Architecture as a profession has its core embedded in physical models as they convey much more than just drawings. The real-time perception of space and how it is supposed to feel before the project is built comes from intricate and detailed physical models. Capturing images of these models is thus crucial in understanding what a particular space has to offer and is also a unique way to convince clients and users of a project. Architectural photography here lends itself to ensuring a clear difference between a doll house and an architectural model. Through appropriate lighting, materials, craftsmanship, post-production, and subtle hints of realism, realistic architectural photography of physical models can be an effective alternative to renders. Maxime Delvaux’s photographs of physical models, especially of students, are some of the best examples of this where particular details of a room or a building are focused and emphasized. Physical models are making a much-needed comeback in the world of architecture thus starting a new trend in representation and architectural imagery.

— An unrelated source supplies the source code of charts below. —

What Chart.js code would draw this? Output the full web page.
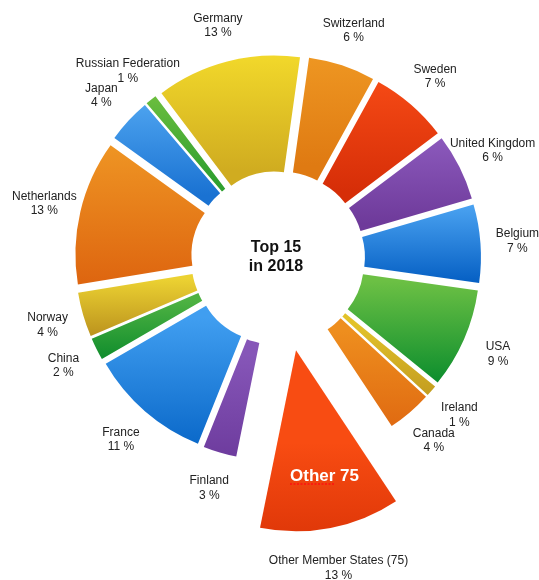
<!DOCTYPE html>
<html>
<head>
<meta charset="utf-8">
<script src="https://cdn.jsdelivr.net/npm/chart.js@4.4.0/dist/chart.umd.min.js"></script>
<style>
  html, body { margin: 0; padding: 0; background: #fff; }
  #wrap { position: relative; width: 539px; height: 580px; }
  #wrap canvas { position: absolute; left: 0; top: 0; }
</style>
</head>
<body>
<div id="wrap">
  <canvas id="ring" width="539" height="580"></canvas>
  <canvas id="other" width="539" height="580"></canvas>
</div>
<script>
// slices, clockwise from just right of 12 o'clock
const countries = ['Switzerland', 'Sweden', 'United Kingdom', 'Belgium', 'USA', 'Ireland', 'Canada',
  'Other Member States (75)', 'Finland', 'France', 'China', 'Norway', 'Netherlands', 'Japan',
  'Russian Federation', 'Germany'];
const shares = [6, 7, 6, 7, 9, 1, 4, 13, 3, 11, 2, 4, 13, 4, 1, 13];
const topColors = ['#f09a24', '#f84c16', '#8e5cbf', '#4ca4f2', '#6cc044', '#e2c22a', '#ee8e1e',
  '#f84c12', '#8656b8', '#409ef0', '#4eb242', '#ecd232', '#ef9624', '#52a8f2', '#74c240', '#f6de2c'];
const bottomColors = ['#df7a12', '#d62e08', '#6e3a9a', '#0660c4', '#068a2c', '#bf981e', '#de6610',
  '#c82400', '#6a389a', '#0664c6', '#08882a', '#b88e1c', '#de6610', '#1a72d2', '#30a030', '#d0ac20'];
const centerTitle = ['Top 15', 'in 2018'];
const otherTag = 'Other 75';

const OTHER = countries.indexOf('Other Member States (75)');
const ROTATION = 8;        // degrees
const OUTER = 187;
const INNER = 71;
const EXPLODE = 16;        // every ring slice pushed out along its bisector
const OTHER_SHIFT = 94;    // the big exploded wedge
const OTHER_RADIUS = 181;
const PAD = {left: 17, right: 0, top: 0, bottom: 64};
const FONT = '"Liberation Sans", Arial, sans-serif';

const total = shares.reduce((a, b) => a + b, 0);

// arc that is drawn shifted outwards along its bisector (exploded slice)
class ExplodedArc extends Chart.ArcElement {
  draw(ctx) {
    const shift = this.options.explode || 0;
    const mid = (this.startAngle + this.endAngle) / 2;
    ctx.save();
    ctx.translate(Math.cos(mid) * shift, Math.sin(mid) * shift);
    super.draw(ctx);
    ctx.restore();
  }
}
ExplodedArc.id = 'explodedArc';
ExplodedArc.defaults = Object.assign({}, Chart.ArcElement.defaults, {explode: 0});
ExplodedArc.defaultRoutes = Chart.ArcElement.defaultRoutes;

class ExplodedDoughnut extends Chart.DoughnutController {}
ExplodedDoughnut.id = 'explodedDoughnut';
ExplodedDoughnut.defaults = Object.assign({}, Chart.DoughnutController.defaults, {dataElementType: 'explodedArc'});
ExplodedDoughnut.overrides = Chart.DoughnutController.overrides;

Chart.register(ExplodedArc, ExplodedDoughnut);

function sliceAngles(i) {
  let a = (ROTATION - 90) * Math.PI / 180;
  for (let k = 0; k < i; k++) a += shares[k] / total * 2 * Math.PI;
  return [a, a + shares[i] / total * 2 * Math.PI];
}

function centerOf(chart) {
  const ca = chart.chartArea;
  return {cx: (ca.left + ca.right) / 2, cy: (ca.top + ca.bottom) / 2};
}

// top-to-bottom gradient over the slice's own height
function sliceGradient(chart, i, shift, r0, r1) {
  const {cx, cy} = centerOf(chart);
  const [a0, a1] = sliceAngles(i);
  const mid = (a0 + a1) / 2;
  const oy = cy + shift * Math.sin(mid);
  let ymin = Infinity, ymax = -Infinity;
  for (let s = 0; s <= 24; s++) {
    const a = a0 + (a1 - a0) * s / 24;
    [r0, r1].forEach(r => {
      const y = oy + r * Math.sin(a);
      ymin = Math.min(ymin, y);
      ymax = Math.max(ymax, y);
    });
  }
  const g = chart.ctx.createLinearGradient(0, ymin, 0, ymax);
  g.addColorStop(0, topColors[i]);
  g.addColorStop(1, bottomColors[i]);
  return g;
}

function ringFill(c) {
  const i = c.dataIndex;
  if (i === OTHER) return 'rgba(0,0,0,0)';
  if (!c.chart.chartArea) return topColors[i];
  return sliceGradient(c.chart, i, EXPLODE, INNER, OUTER);
}

function otherFill(c) {
  const i = c.dataIndex;
  if (i !== OTHER) return 'rgba(0,0,0,0)';
  if (!c.chart.chartArea) return topColors[i];
  return sliceGradient(c.chart, i, OTHER_SHIFT, 0, OTHER_RADIUS);
}

const baseOptions = {
  responsive: false,
  animation: false,
  events: [],
  rotation: ROTATION,
  layout: {padding: PAD},
  plugins: {legend: {display: false}, tooltip: {enabled: false}}
};

new Chart(document.getElementById('ring'), {
  type: 'explodedDoughnut',
  data: {labels: countries, datasets: [{
    data: shares,
    backgroundColor: ringFill,
    borderWidth: 0,
    explode: EXPLODE
  }]},
  options: Object.assign({}, baseOptions, {radius: OUTER, cutout: (INNER / OUTER * 100) + '%'})
});

const textPlugin = {
  id: 'texts',
  afterDraw(chart) {
    const ctx = chart.ctx;
    const {cx, cy} = centerOf(chart);
    const arcs = chart.getDatasetMeta(0).data;
    ctx.save();
    ctx.textAlign = 'center';
    ctx.textBaseline = 'middle';
    ctx.fillStyle = '#222';
    ctx.font = '12px ' + FONT;
    arcs.forEach((arc, i) => {
      const mid = (arc.startAngle + arc.endAngle) / 2;
      const d = i === OTHER ? OTHER_SHIFT + OTHER_RADIUS + 41 : OUTER + EXPLODE + 37;
      const x = cx + d * Math.cos(mid);
      const y = cy + d * Math.sin(mid);
      ctx.fillText(countries[i], x, y - 7);
      ctx.fillText(shares[i] + ' %', x, y + 7.5);
    });

    // centre title
    ctx.fillStyle = '#111';
    ctx.font = 'bold 16px ' + FONT;
    ctx.fillText(centerTitle[0], cx - 2, cy - 10);
    ctx.fillText(centerTitle[1], cx - 2, cy + 9);

    // tag inside the exploded wedge
    const o = arcs[OTHER];
    const om = (o.startAngle + o.endAngle) / 2;
    const tx = cx + (OTHER_SHIFT + 128) * Math.cos(om) + 4;
    const ty = cy + (OTHER_SHIFT + 128) * Math.sin(om);
    ctx.fillStyle = '#ffffff';
    ctx.font = 'bold 17px ' + FONT;
    ctx.fillText(otherTag, tx, ty);
    const fullW = ctx.measureText(otherTag).width;
    const wordW = ctx.measureText(otherTag.split(' ')[0]).width;
    ctx.strokeStyle = '#ff1010';
    ctx.lineWidth = 1.5;
    ctx.setLineDash([2, 1.5]);
    ctx.beginPath();
    ctx.moveTo(tx - fullW / 2, ty + 8);
    ctx.lineTo(tx - fullW / 2 + wordW, ty + 8);
    ctx.stroke();
    ctx.restore();
  }
};

new Chart(document.getElementById('other'), {
  type: 'explodedDoughnut',
  data: {labels: countries, datasets: [{
    data: shares,
    backgroundColor: otherFill,
    borderWidth: 0,
    explode: c => c.dataIndex === OTHER ? OTHER_SHIFT : 0
  }]},
  options: Object.assign({}, baseOptions, {radius: OTHER_RADIUS, cutout: 0}),
  plugins: [textPlugin]
});
</script>
</body>
</html>
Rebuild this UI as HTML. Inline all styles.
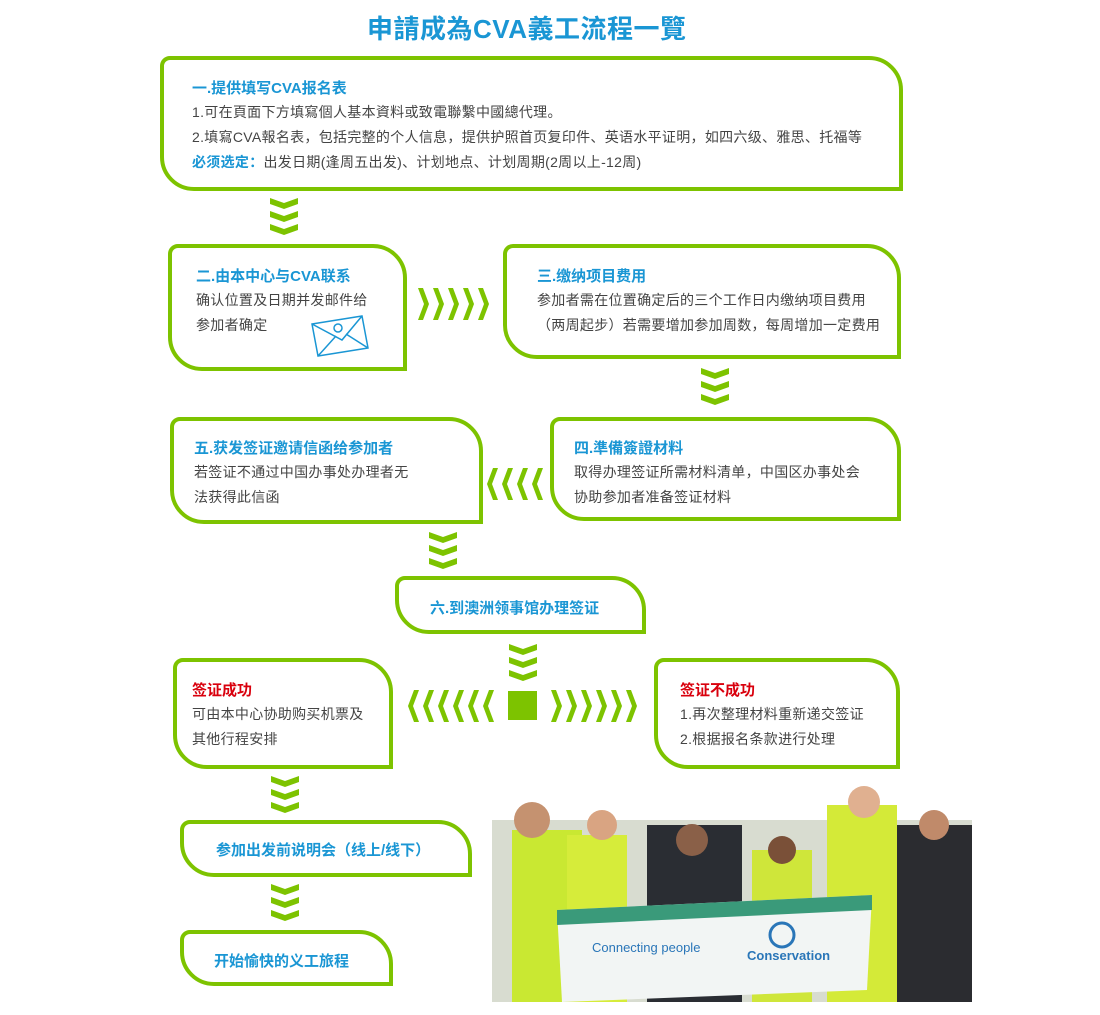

Drones and 360-degree images.
Drone photography in general is popular in the present day. Drones offer new perspectives to architectural photography that is not possible in normal circumstances. From bird’s eye axonometric views to top view perspectives, there are infinite possible images that can be generated. With the accessibility to drones increasing every day, a new form of architectural imagery is in the offing. In a similar light, 360-degree photographs allow an individual to experience spaces as if they were in them making for an immersive experience. Pairing a 360-degree image with virtual reality headsets is the closest thing to experiencing a space without being there. Fusing these 360-degree photographs with manipulative simulations effectively convinces clients of a particular project and makes it more comprehensible for its user groups.
Architectural photography has evolved symbiotically alongside the evolution of technology and is continuing to do so. The idea of imagery has undergone several different iterations and styles through the years, branching into pathways that allow photographers to go into and utilize to create their styles. Good architectural photography is now essential for any practice to showcase their creations and to make their portfolios attract the right clients. Architectural photography is highly subjective with differing opinions making each photograph unique with varying stories and perceptions associated with it.